I generally agree, but there are some conspicuous exceptions. Like him or not, Thielemann is no showman at the podium. If the Berlin Philharmonic wanted a showman for their next music director, they could have chosen Nelsons. In videoclips, K Petrenko looks lively but by no means showy.
And neither Theileman nor K.Petrenko make much effort to have a great media profile.
losing it sounds more like this:
https://youtu.be/e89cjFuxhwk
My father and two uncles in the NBC horn section dealt with that for 17 years.
How often did Toscanini have such fits of rage, and how did the musicians really feel?
Remarkably, even when yelling, Toscanini sounds like he had a good Italian tenor voice.
With weak unions and no tenure, musicians feared for their jobs, if not their careers, But they had the utmost respect for “the Old Man,” “the Maestro.” However, my Uncle Arthur who is still known today as arguably the greatest orchestral first horn (Cleveland, Philadelphia, NBC-and asked to play in Boston when AT retired), used to say Bruno Walter was a gentleman, and got as good results without the drama. And some said they were so nervous their performances were sometimes the very best-and sometimes not.
making an ass of yourself sounds like that
Then after the 15th time, you go back to trusting your musicianship and do it the way you did the first time, and the conductor says “perfect”!.
Yeah, your musicianship might have been fine the first time already, but now you do it in ensemble, not like 16 crazy chicken each minding their own. 😉
Did you know that certain inconsistencies and improvements can be judged better from the conductor’s position, then some random place in the orchestra? I guess it requires trust in the man or woman on the podium.
Has he got a heart problem here, doesn’t look well, constricted movements, smokers cough?
Hard to contradict all the comments already given on Mravinsky’s demand of his orchestra to play the particular phrase as he wanted it to sound.
Some kind of frustration is definitely shown in this clip but when you listen to some of his marvellous interpretations of Russian music e.g his early cycle of Tchaikovsky perhaps you have to accept this old-fashioned conductor style to get the ultimate result.
Isn’t it easier just to have each stand play it alone to get to the root of the problem…..? : p
I don’t understand why this video has been posted with the title “Mravinsky loses it”. This particular video is a waste of time.
A watts of time….like most of this site, frankly. Norm is the Clickbait King.
He could’ve saved a lot of time by singing the phrase he wanted at the beginning. Orchestral payers are not mind readers, and they need to coordinate with each other, so if the conductor doesn’t have impeccable stick technique and body and facial language, he needs to express what he wants in words or in singing, before asking the orchestra to play.

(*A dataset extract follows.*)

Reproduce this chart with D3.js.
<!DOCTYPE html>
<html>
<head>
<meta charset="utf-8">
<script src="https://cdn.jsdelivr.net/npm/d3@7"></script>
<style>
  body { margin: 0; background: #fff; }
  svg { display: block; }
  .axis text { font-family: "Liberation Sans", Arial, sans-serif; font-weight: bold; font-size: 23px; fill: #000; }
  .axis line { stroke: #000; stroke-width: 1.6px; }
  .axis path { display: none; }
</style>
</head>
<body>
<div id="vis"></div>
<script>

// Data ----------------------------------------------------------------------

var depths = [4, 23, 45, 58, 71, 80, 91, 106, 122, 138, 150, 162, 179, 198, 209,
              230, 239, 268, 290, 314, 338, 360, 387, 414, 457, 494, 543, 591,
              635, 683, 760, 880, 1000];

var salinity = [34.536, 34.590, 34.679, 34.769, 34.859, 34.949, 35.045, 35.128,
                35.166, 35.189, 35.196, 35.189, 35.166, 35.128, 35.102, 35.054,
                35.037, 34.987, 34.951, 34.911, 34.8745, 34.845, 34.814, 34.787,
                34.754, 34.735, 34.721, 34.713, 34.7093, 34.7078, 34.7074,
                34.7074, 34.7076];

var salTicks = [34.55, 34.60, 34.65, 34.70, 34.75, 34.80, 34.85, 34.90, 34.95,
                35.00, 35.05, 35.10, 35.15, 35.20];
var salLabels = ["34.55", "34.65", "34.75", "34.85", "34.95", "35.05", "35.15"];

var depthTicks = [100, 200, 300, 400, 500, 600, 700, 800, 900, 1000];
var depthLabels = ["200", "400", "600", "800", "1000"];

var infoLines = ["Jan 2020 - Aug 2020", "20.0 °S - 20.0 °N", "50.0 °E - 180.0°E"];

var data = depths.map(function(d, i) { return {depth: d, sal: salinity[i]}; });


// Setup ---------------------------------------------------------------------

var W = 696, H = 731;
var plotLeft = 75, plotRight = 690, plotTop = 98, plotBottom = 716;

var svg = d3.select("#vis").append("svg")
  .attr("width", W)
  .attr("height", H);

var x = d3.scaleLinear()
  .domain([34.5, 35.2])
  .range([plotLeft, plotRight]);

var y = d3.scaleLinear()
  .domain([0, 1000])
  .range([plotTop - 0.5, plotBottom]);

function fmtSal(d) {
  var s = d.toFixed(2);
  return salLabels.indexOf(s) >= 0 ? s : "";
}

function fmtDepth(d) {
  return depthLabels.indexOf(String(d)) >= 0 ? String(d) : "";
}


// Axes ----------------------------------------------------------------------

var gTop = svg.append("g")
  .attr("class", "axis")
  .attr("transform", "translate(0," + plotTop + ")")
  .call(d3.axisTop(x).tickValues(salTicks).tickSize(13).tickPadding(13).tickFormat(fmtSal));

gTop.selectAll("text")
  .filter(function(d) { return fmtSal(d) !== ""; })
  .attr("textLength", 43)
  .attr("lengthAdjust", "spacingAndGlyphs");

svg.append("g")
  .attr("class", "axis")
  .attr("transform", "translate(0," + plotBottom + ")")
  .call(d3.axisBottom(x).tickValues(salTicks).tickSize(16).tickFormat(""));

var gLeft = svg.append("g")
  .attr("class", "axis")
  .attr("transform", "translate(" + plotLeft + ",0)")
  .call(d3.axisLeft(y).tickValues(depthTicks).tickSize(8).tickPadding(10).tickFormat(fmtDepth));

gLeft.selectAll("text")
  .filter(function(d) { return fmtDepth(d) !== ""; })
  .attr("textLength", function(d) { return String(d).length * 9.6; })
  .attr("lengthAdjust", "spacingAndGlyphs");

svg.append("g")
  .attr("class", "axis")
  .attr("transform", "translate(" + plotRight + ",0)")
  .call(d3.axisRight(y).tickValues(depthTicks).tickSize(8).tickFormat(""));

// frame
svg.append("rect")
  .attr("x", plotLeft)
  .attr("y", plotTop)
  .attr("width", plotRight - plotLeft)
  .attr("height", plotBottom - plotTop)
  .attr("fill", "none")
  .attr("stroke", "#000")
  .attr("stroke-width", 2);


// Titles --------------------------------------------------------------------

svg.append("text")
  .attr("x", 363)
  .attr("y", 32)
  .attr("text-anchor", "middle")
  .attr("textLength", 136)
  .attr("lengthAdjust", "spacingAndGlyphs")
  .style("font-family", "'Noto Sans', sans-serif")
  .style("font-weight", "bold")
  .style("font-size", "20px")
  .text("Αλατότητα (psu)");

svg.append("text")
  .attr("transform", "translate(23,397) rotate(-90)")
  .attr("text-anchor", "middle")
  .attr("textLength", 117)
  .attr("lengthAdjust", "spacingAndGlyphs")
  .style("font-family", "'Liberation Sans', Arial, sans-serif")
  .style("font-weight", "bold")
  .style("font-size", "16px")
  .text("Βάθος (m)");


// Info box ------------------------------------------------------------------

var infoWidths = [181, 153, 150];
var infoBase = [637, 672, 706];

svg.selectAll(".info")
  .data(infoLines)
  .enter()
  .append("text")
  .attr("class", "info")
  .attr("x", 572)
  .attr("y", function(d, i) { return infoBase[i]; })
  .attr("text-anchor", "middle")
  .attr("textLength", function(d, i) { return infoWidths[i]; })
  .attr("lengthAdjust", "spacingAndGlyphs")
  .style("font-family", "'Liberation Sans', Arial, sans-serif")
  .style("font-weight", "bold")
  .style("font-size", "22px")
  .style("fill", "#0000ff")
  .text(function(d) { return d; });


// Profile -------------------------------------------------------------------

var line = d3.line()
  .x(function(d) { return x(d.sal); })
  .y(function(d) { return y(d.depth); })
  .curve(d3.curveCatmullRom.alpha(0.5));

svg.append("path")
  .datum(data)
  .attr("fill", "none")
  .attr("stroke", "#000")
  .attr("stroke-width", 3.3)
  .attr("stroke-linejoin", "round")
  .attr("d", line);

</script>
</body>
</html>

At the beginning, he was staring into the ceiling, you can’t communicate with the orchestra without making eye contact.
Yeah? Karajan disagrees. So do most great conductors of the past.

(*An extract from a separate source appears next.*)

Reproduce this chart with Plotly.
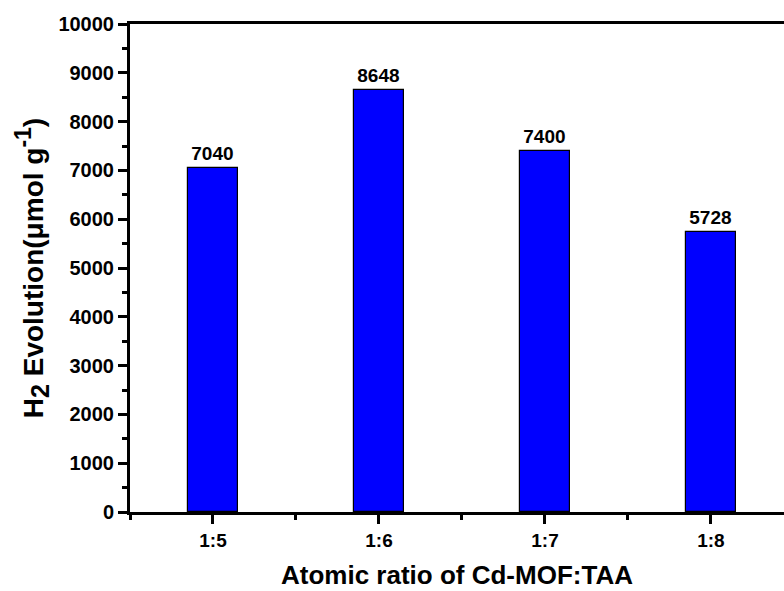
import plotly.graph_objects as go

categories = ["1:5", "1:6", "1:7", "1:8"]
values = [7040, 8648, 7400, 5728]
y_ticks = [0, 1000, 2000, 3000, 4000, 5000, 6000, 7000, 8000, 9000, 10000]

font_family = "Arial, Liberation Sans, sans-serif"

fig = go.Figure()
fig.add_trace(go.Bar(
    x=list(range(len(categories))),
    y=values,
    width=0.3,
    marker=dict(color="#0000FF", line=dict(color="black", width=1.2)),
    text=[str(v) for v in values],
    texttemplate="<b>%{text}</b>",
    textposition="outside",
    textfont=dict(family=font_family, size=19, color="black"),
    cliponaxis=False,
))

fig.update_layout(
    width=784, height=591,
    margin=dict(l=130, r=0, t=24, b=79),
    plot_bgcolor="white", paper_bgcolor="white",
    showlegend=False,
    bargap=0,
    font=dict(family=font_family, color="black"),
    xaxis=dict(
        range=[-0.5, 3.44],
        tickmode="array",
        tickvals=list(range(len(categories))),
        ticktext=["<b>%s</b>" % c for c in categories],
        tickfont=dict(size=19, family=font_family, color="black"),
        ticks="outside", ticklen=9, tickwidth=3, tickcolor="black",
        minor=dict(tickmode="array", tickvals=[-0.5, 0.5, 1.5, 2.5, 3.5],
                   ticks="outside", ticklen=5, tickwidth=3, tickcolor="black"),
        showline=True, linewidth=3, linecolor="black", mirror=True,
        showgrid=False, zeroline=False,
        title=dict(text="<b>Atomic ratio of Cd-MOF:TAA</b>",
                   font=dict(size=26, family=font_family, color="black"), standoff=17),
    ),
    yaxis=dict(
        range=[0, 10000],
        tickmode="array",
        tickvals=y_ticks,
        ticktext=["<b>%d</b>" % v for v in y_ticks],
        tickfont=dict(size=20, family=font_family, color="black"),
        ticks="outside", ticklen=9, tickwidth=3, tickcolor="black",
        minor=dict(tickmode="linear", tick0=0, dtick=500, ticks="outside", ticklen=5, tickwidth=3, tickcolor="black"),
        showline=True, linewidth=3, linecolor="black", mirror=False,
        showgrid=False, zeroline=False,
        title=dict(text="<b>H<sub><span style=\"font-size:25px\">2</span></sub> Evolution(μmol g<sup><span style=\"font-size:23px\">-1</span></sup>)</b>",
                   font=dict(size=28, family=font_family, color="black"), standoff=7),
    ),
)

fig.write_html("out.html")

Actually, you can not not communicate.
Closing your eyes or staring at the ceiling is also communication. For instance it can communicate, that everyone should listen more than watch.
It is odd that he wasn’t addressing the most obvious problem – that the three fast notes that follow the opening D are starting too late and are played too fast. This kind of rhythmical distortion may be permissible and maybe even appropriate in some of Russian music but it is certainly damaging in Brahms. Fixing that would have immediately made the rest of the phrase more sensible and ultimately expressive.